The request:
Repeat the material exactly from its first line to the line that includes "14.9, 12.4, 10.0]". Skip pictures.

Dataset section:
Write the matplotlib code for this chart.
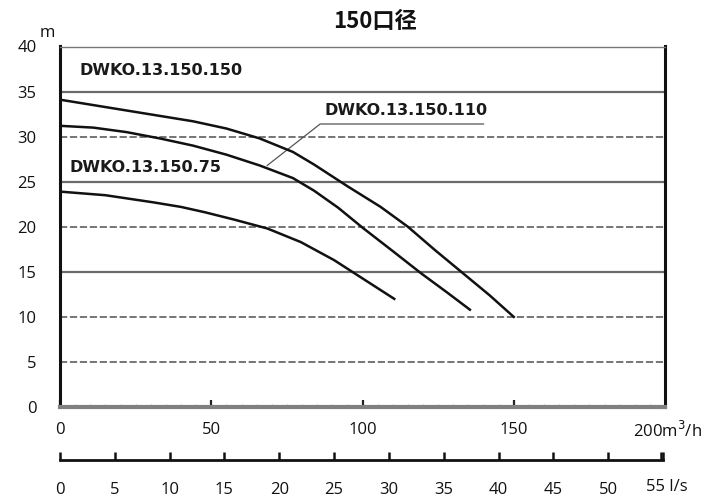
import numpy as np
import matplotlib
matplotlib.use("Agg")
import matplotlib.pyplot as plt
from matplotlib.ticker import MultipleLocator

plt.rcParams['font.family'] = ['Noto Sans CJK SC', 'DejaVu Sans']

# pump curves, flow in m3/h, head in m
q_150 = [0, 11, 22, 33, 44, 55, 66, 77, 84, 95, 106, 115, 124, 133, 142, 150]
h_150 = [34.1, 33.5, 32.9, 32.3, 31.7, 30.9, 29.8, 28.3, 26.9, 24.5, 22.2, 20.0, 17.4, 14.9, 12.4, 10.0]

q_110 = [0, 11, 22, 33, 44, 55, 66, 77, 84, 92, 100, 110, 119.5, 128, 135.5]
h_110 = [31.2, 31.0, 30.5, 29.8, 29.0, 28.0, 26.8, 25.4, 24.0, 22.1, 19.9, 17.3, 14.8, 12.7, 10.8]

q_75 = [0, 15, 31, 40, 48, 57.5, 68.6, 79.6, 90.6, 101.7, 110.5]
h_75 = [23.9, 23.5, 22.7, 22.2, 21.6, 20.8, 19.8, 18.3, 16.3, 13.9, 12.0]

solid_levels = [35, 25, 15]
dashed_levels = [30, 20, 10, 5]
q_ticks = [0, 50, 100, 150]
ls_ticks = [0, 5, 10, 15, 20, 25, 30, 35, 40, 45, 50, 55]

tick_font = dict(family=['Open Sans', 'DejaVu Sans'], fontsize=12, color='#111111')

fig = plt.figure(figsize=(7.22, 4.99), dpi=100)
ax = fig.add_axes([60 / 722, 1 - 407 / 499, 605 / 722, 360.5 / 499])
ax.set_xlim(0, 200)
ax.set_ylim(0, 40)

for lv in solid_levels:
    ax.axhline(lv, color='#6a6a6a', lw=1.6, zorder=1)
for lv in dashed_levels:
    ax.axhline(lv, color='#6a6a6a', lw=1.3, ls=(0, (4, 1.5)), zorder=1)

for q, h in [(q_150, h_150), (q_110, h_110), (q_75, h_75)]:
    ax.plot(q, h, color='#111111', lw=1.8, zorder=3, solid_joinstyle='round')

lab = dict(family=['DejaVu Sans'], fontweight='bold', fontsize=11.5, color='#1a1a1a', va='center')
ax.text(6.6, 37.3, 'DWKO.13.150.150', **lab)
ax.text(87.5, 32.9, 'DWKO.13.150.110', **lab)
ax.text(3.3, 26.6, 'DWKO.13.150.75', **lab)
# leader line for the 110 label
ax.plot([140, 86, 68.5], [31.4, 31.4, 26.8], color='#555555', lw=0.9, zorder=2)

for s in ['left', 'right']:
    ax.spines[s].set_linewidth(2.2)
    ax.spines[s].set_color('#111111')
ax.spines['top'].set_linewidth(1.0)
ax.spines['top'].set_color('#777777')
ax.spines['bottom'].set_linewidth(3.0)
ax.spines['bottom'].set_color('#808080')

ax.set_yticks(range(0, 41, 5))
ax.set_yticklabels([str(v) for v in range(0, 41, 5)], **tick_font)
ax.tick_params(axis='y', length=0, pad=17)
ax.set_xticks(q_ticks)
ax.set_xticklabels([str(v) for v in q_ticks], **tick_font)
ax.xaxis.set_minor_locator(MultipleLocator(5))
ax.tick_params(axis='x', which='major', direction='in', length=5, width=1.6, color='#222222', pad=11)
ax.tick_params(axis='x', which='minor', direction='in', length=2, width=0.8, color='#bbbbbb')
fig.text(633 / 722, 1 - 431 / 499, '200m$^3$/h', ha='left', va='center', **tick_font)
fig.text(40 / 722, 1 - 33 / 499, 'm', ha='left', va='center', **tick_font)

fig.text(375 / 722, 1 - 22 / 499, '150口径', ha='center', va='center',
         fontsize=16, fontweight='bold', color='#111111')

# second flow scale in l/s
ax2 = fig.add_axes([60 / 722, 1 - 460 / 499, 603 / 722, 0.001])
ax2.set_xlim(0, 55)
ax2.set_yticks([])
for s in ['left', 'right', 'top']:
    ax2.spines[s].set_visible(False)
ax2.spines['bottom'].set_linewidth(2.0)
ax2.spines['bottom'].set_color('#111111')
ax2.patch.set_alpha(0)
ax2.set_xticks(ls_ticks)
ax2.set_xticklabels([str(v) for v in ls_ticks[:-1]] + [''], **tick_font)
ax2.tick_params(axis='x', direction='in', length=6, width=1.8, color='#111111', pad=16)
ax2.set_xticks([54.8], minor=True)
ax2.tick_params(axis='x', which='minor', direction='in', length=6, width=1.8, color='#111111')
fig.text(646 / 722, 1 - 487 / 499, '55 l/s', ha='left', va='center', **tick_font)

fig.savefig('out.png', dpi=100)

Task solution:
Write the matplotlib code for this chart.
import numpy as np
import matplotlib
matplotlib.use("Agg")
import matplotlib.pyplot as plt
from matplotlib.ticker import MultipleLocator

plt.rcParams['font.family'] = ['Noto Sans CJK SC', 'DejaVu Sans']

# pump curves, flow in m3/h, head in m
q_150 = [0, 11, 22, 33, 44, 55, 66, 77, 84, 95, 106, 115, 124, 133, 142, 150]
h_150 = [34.1, 33.5, 32.9, 32.3, 31.7, 30.9, 29.8, 28.3, 26.9, 24.5, 22.2, 20.0, 17.4, 14.9, 12.4, 10.0]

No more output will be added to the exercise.